Notwithstanding, the franchise and its films have maintained a steady base of devotees, even when more than a decade past without a new film.
Although for most of the 1990s there weren't movies being made, "there were a lot of novels, role-playing games and comic books,” said Green, referring to what is known as the Star Wars“expanded universe.” “The story was still being disseminated in other media texts.”
Both professors explained that changes to film distribution helped “Star Wars” become — and remain — a mega-hit.
When it was first released in 1977, the VCR was gaining traction in the mass market. Soon, moviegoers who once had to rely on the experience of visiting a theater could instead watch films in their living rooms — prolonging the life of the story.
Now, with streaming video services, that story is likely to be extended in even more ways.
“With the way exhibition has changed — movies are now online, movies are being downloaded, movies are on your phone, your iPad, your computer, the airplane — the ability to market has become so pervasive because everywhere we have a screen,” said Green. “But we go to the movies for spectacle, which is why you get these big movies that don’t have the same effect on a small screen.”
Which means fans will still flock to the cineplex as the next “Star Wars” chapter hits theaters on Dec. 18. “The Force Awakens,” directed by self-admitted “Star Wars” fanboy J.J. Abrams, will continue the story that left off after “Return of the Jedi” and includes several of the original actors Salerno met during that 1980 press junket.

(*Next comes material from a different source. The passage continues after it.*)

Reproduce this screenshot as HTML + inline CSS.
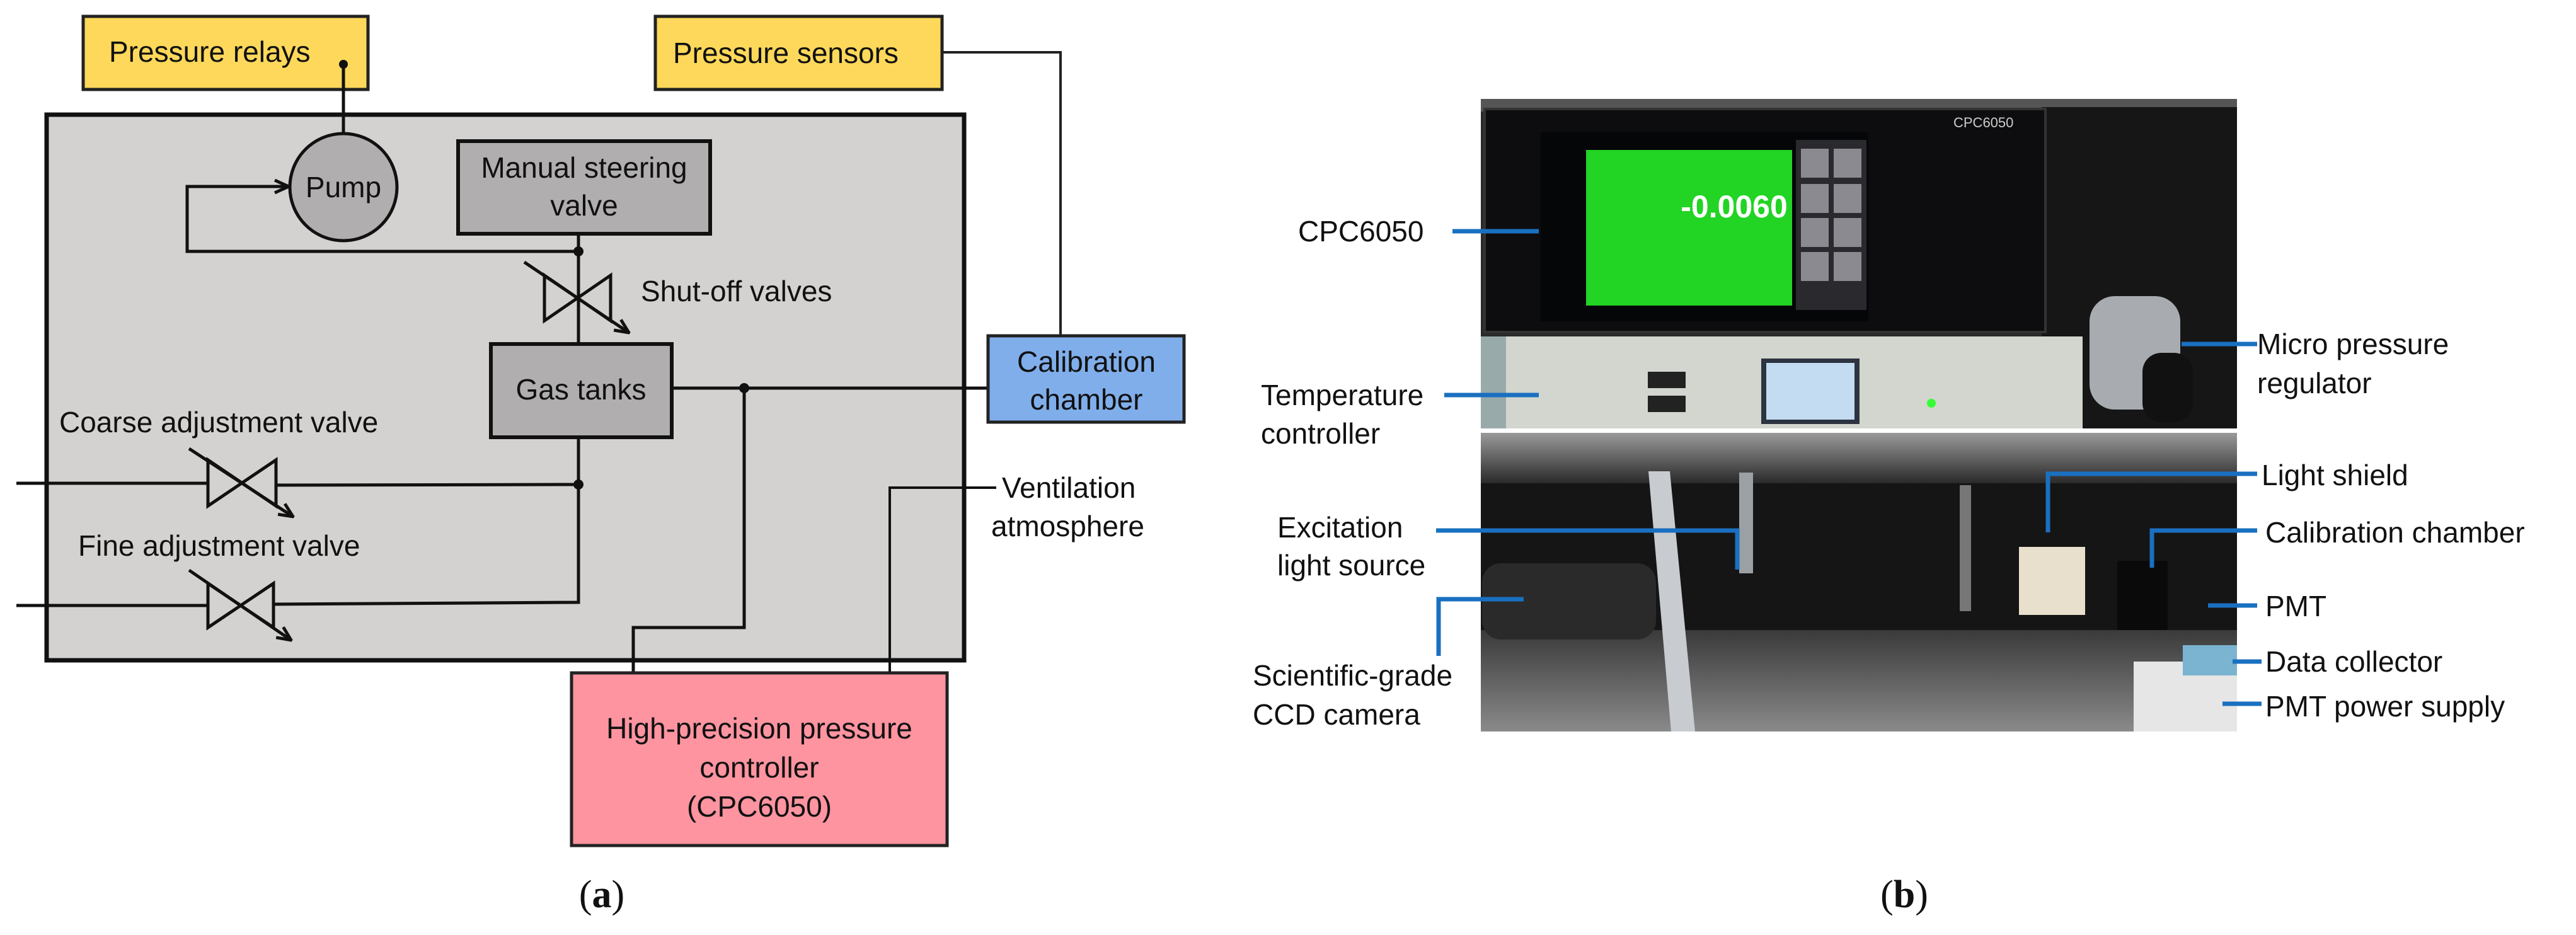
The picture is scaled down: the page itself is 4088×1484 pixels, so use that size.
<!DOCTYPE html>
<html><head><meta charset="utf-8"><style>
html,body{margin:0;padding:0;background:#fff;}
svg{display:block;}
text{font-family:"Liberation Sans",Arial,sans-serif;font-size:46px;fill:#111;}
.s{font-family:"Liberation Serif",serif;font-size:62px;}
</style></head><body>
<svg width="4088" height="1484" viewBox="0 0 4088 1484" xmlns="http://www.w3.org/2000/svg">
<defs>
<marker id="ah" markerWidth="28" markerHeight="28" refX="26" refY="14" orient="auto" markerUnits="userSpaceOnUse">
<path d="M4,4 L26,14 L4,24" fill="none" stroke="#111" stroke-width="5"/></marker>
<linearGradient id="ceil" x1="0" y1="0" x2="0" y2="1"><stop offset="0" stop-color="#9a9a9a"/><stop offset="1" stop-color="#2a2a2a"/></linearGradient>
<linearGradient id="floor" x1="0" y1="0" x2="0" y2="1"><stop offset="0" stop-color="#3a3a3a"/><stop offset="1" stop-color="#8a8a8a"/></linearGradient>
</defs>

<!-- LEFT PANEL -->
<rect x="132" y="26" width="452" height="116" fill="#fdd85a" stroke="#222" stroke-width="5"/>
<text x="173" y="98">Pressure relays</text>
<rect x="1040" y="26" width="455" height="116" fill="#fdd85a" stroke="#222" stroke-width="5"/>
<text x="1068" y="100">Pressure sensors</text>
<polyline points="1495,83 1683,83 1683,532" fill="none" stroke="#222" stroke-width="4"/>

<rect x="74" y="182" width="1456" height="866" fill="#d4d2d0" stroke="#111" stroke-width="7"/>

<line x1="545" y1="102" x2="545" y2="212" stroke="#111" stroke-width="5"/>
<circle cx="545" cy="102" r="7" fill="#111"/>
<circle cx="545" cy="297" r="85" fill="#b0aeae" stroke="#111" stroke-width="5"/>
<text x="545" y="313" text-anchor="middle">Pump</text>
<polyline points="918,399 297,399 297,296 458,296" fill="none" stroke="#111" stroke-width="5" marker-end="url(#ah)"/>

<rect x="727" y="224" width="400" height="147" fill="#b0aeae" stroke="#111" stroke-width="6"/>
<text x="927" y="282" text-anchor="middle">Manual steering</text>
<text x="927" y="342" text-anchor="middle">valve</text>
<line x1="918" y1="371" x2="918" y2="545" stroke="#111" stroke-width="5"/>
<circle cx="918" cy="399" r="8" fill="#111"/>
<polygon points="864,437 969,509 969,437 864,509" fill="none" stroke="#111" stroke-width="5"/>
<line x1="832" y1="416" x2="998" y2="528" stroke="#111" stroke-width="5" marker-end="url(#ah)"/>
<text x="1017" y="478">Shut-off valves</text>

<rect x="779" y="546" width="287" height="148" fill="#b0aeae" stroke="#111" stroke-width="6"/>
<text x="922" y="634" text-anchor="middle">Gas tanks</text>
<line x1="1066" y1="616" x2="1568" y2="616" stroke="#111" stroke-width="5"/>
<circle cx="1181" cy="616" r="8" fill="#111"/>
<polyline points="1181,616 1181,996 1005,996 1005,1105" fill="none" stroke="#111" stroke-width="5"/>
<circle cx="1005" cy="1105" r="8" fill="#111"/>

<rect x="1568" y="533" width="311" height="137" fill="#80aeea" stroke="#222" stroke-width="5"/>
<text x="1724" y="590" text-anchor="middle">Calibration</text>
<text x="1724" y="650" text-anchor="middle">chamber</text>

<polyline points="918,694 918,956 434,959" fill="none" stroke="#111" stroke-width="5"/>
<circle cx="918" cy="769" r="8" fill="#111"/>
<line x1="26" y1="767" x2="330" y2="767" stroke="#111" stroke-width="5"/>
<line x1="438" y1="770" x2="918" y2="769" stroke="#111" stroke-width="5"/>
<polygon points="330,730 438,803 438,730 330,803" fill="none" stroke="#111" stroke-width="5"/>
<line x1="300" y1="712" x2="465" y2="820" stroke="#111" stroke-width="5" marker-end="url(#ah)"/>
<text x="94" y="686">Coarse adjustment valve</text>
<line x1="26" y1="961" x2="330" y2="961" stroke="#111" stroke-width="5"/>
<polygon points="330,926 434,996 434,926 330,996" fill="none" stroke="#111" stroke-width="5"/>
<line x1="300" y1="905" x2="462" y2="1016" stroke="#111" stroke-width="5" marker-end="url(#ah)"/>
<text x="124" y="882">Fine adjustment valve</text>

<polyline points="1581,774 1412,774 1412,1105" fill="none" stroke="#111" stroke-width="4"/>
<circle cx="1412" cy="1105" r="8" fill="#111"/>
<text x="1590" y="790">Ventilation</text>
<text x="1573" y="851">atmosphere</text>

<rect x="907" y="1068" width="596" height="274" fill="#fd94a0" stroke="#222" stroke-width="5"/>
<text x="1205" y="1172" text-anchor="middle">High-precision pressure</text>
<text x="1205" y="1234" text-anchor="middle">controller</text>
<text x="1205" y="1296" text-anchor="middle">(CPC6050)</text>

<text class="s" x="955" y="1440" text-anchor="middle">(<tspan font-weight="bold">a</tspan>)</text>

<!-- RIGHT PANEL PHOTOS -->
<rect x="2350" y="157" width="1200" height="523" fill="#2a2a2a"/>
<rect x="2350" y="157" width="1200" height="20" fill="#555"/>
<rect x="3240" y="170" width="310" height="510" fill="#161616"/>
<rect x="2356" y="173" width="890" height="354" fill="#0d0d0f" stroke="#333" stroke-width="4"/>
<rect x="2445" y="210" width="520" height="300" fill="#050608"/>
<rect x="2517" y="238" width="327" height="247" fill="#22d424"/>
<text x="2752" y="345" text-anchor="middle" style="font-size:50px;font-weight:bold;fill:#fff;font-family:'Liberation Sans',sans-serif">-0.0060</text>
<rect x="2850" y="222" width="112" height="270" fill="#2a2a2e"/>
<g fill="#8a8a90">
<rect x="2858" y="236" width="44" height="46"/><rect x="2910" y="236" width="44" height="46"/>
<rect x="2858" y="292" width="44" height="46"/><rect x="2910" y="292" width="44" height="46"/>
<rect x="2858" y="346" width="44" height="46"/><rect x="2910" y="346" width="44" height="46"/>
<rect x="2858" y="400" width="44" height="46"/><rect x="2910" y="400" width="44" height="46"/>
</g>
<text x="3100" y="202" style="font-size:22px;fill:#ccc">CPC6050</text>
<rect x="2387" y="534" width="918" height="146" fill="#d2d6ce"/>
<rect x="2350" y="534" width="40" height="146" fill="#9aa"/>
<rect x="2795" y="569" width="156" height="104" fill="#2d3340"/>
<rect x="2803" y="576" width="140" height="90" fill="#c4dcf2"/>
<g fill="#222"><rect x="2615" y="590" width="60" height="26"/><rect x="2615" y="628" width="60" height="26"/></g>
<circle cx="3065" cy="640" r="7" fill="#3f3"/>
<rect x="3316" y="470" width="144" height="180" rx="40" fill="#a8acb0"/>
<rect x="3400" y="560" width="80" height="110" rx="30" fill="#111"/>

<rect x="2350" y="687" width="1200" height="474" fill="#151515"/>
<rect x="2350" y="687" width="1200" height="80" fill="url(#ceil)"/>
<path d="M2350,1000 L3550,1000 L3550,1161 L2350,1161 Z" fill="url(#floor)"/>
<polygon points="2616,748 2650,748 2690,1161 2652,1161" fill="#c8ccd0"/>
<rect x="2760" y="750" width="22" height="160" fill="#9aa0a4"/>
<rect x="3110" y="770" width="18" height="200" fill="#777"/>
<rect x="2352" y="894" width="276" height="121" rx="30" fill="#2a2a2a"/>
<rect x="3204" y="868" width="105" height="108" fill="#e8e0cc"/>
<rect x="3360" y="890" width="80" height="110" fill="#0a0a0a"/>
<rect x="3386" y="1050" width="164" height="111" fill="#e6e6e6"/>
<rect x="3464" y="1024" width="86" height="48" fill="#7ab4d0"/>

<g stroke="#1a70c0" stroke-width="7" fill="none">
<line x1="2305" y1="367" x2="2442" y2="367"/>
<line x1="2292" y1="627" x2="2442" y2="627"/>
<line x1="3462" y1="546" x2="3582" y2="546"/>
<polyline points="3250,845 3250,752 3582,752"/>
<polyline points="3415,901 3415,842 3582,842"/>
<line x1="3504" y1="961" x2="3582" y2="961"/>
<line x1="3543" y1="1050" x2="3589" y2="1050"/>
<line x1="3527" y1="1117" x2="3589" y2="1117"/>
<polyline points="2279,842 2757,842 2757,904"/>
<polyline points="2283,1041 2283,951 2418,951"/>
</g>

<text x="2060" y="383">CPC6050</text>
<text x="2001" y="643">Temperature</text>
<text x="2001" y="704">controller</text>
<text x="3582" y="562">Micro pressure</text>
<text x="3582" y="624">regulator</text>
<text x="3589" y="770">Light shield</text>
<text x="3595" y="861">Calibration chamber</text>
<text x="3595" y="978">PMT</text>
<text x="3595" y="1066">Data collector</text>
<text x="3595" y="1137">PMT power supply</text>
<text x="2027" y="853">Excitation</text>
<text x="2027" y="913">light source</text>
<text x="1988" y="1088">Scientific-grade</text>
<text x="1988" y="1150">CCD camera</text>

<text class="s" x="3022" y="1440" text-anchor="middle">(<tspan font-weight="bold">b</tspan>)</text>
</svg>
</body></html>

The new film has also inspired an entirely new batch of memorabilia and merchandising — from action figures to remote-controlled robots.
"From a historical perspective, [attempts to merchandise or market 'Star Wars'] show us how filmmakers and studios communicate social and cultural values to their audience," Scott said. "It's great to have these artifacts in our library collection at ASU — they not only bring us back in time and memory, but give us insight into how we thought about films and film audiences 'back then' versus how we understand them in the present day."